Family secrets and generational trauma take center stage in Gray’s (
The Care and Feeding of Ravenously Hungry Girls) powerfully written historical novel. When Oz Armstead disappeared on his 37th birthday, his wife Deborah and 16-year-old daughter Trinity were devastated. Eight years later, in the 1980s, Deborah has him declared dead. Then the novel flashes back to the early 1960s, before the disappearance, to the period of Deborah’s and Oz’s courtship and the early years of their marriage. Detroit-born and -bred Deborah hopes to be discovered by Motown, but when circumstances force her to give up on stardom, her occasional drinking becomes worse.

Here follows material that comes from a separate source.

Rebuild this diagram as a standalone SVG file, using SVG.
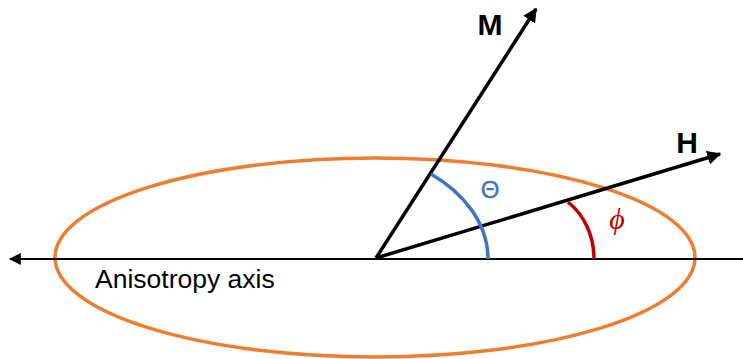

Deborah’s drinking plus the effects of Oz’s troubled childhood causes fractures in their marriage. In the after-disappearance period, Trinity and Deborah try to move on with their lives, but Trinity’s abandonment issues cause her to mess up her romantic relationship, while Deborah hits rock bottom. As Deborah begins to recover parts of her lost dreams, Trinity realizes she has to change her ways before they affect her son.
VERDICT Gray shows the complex natures of these broken characters and how abuse, deceit, and life’s struggles are all made worse by racism, poverty, and homophobia. A great pick for book clubs and an essential purchase.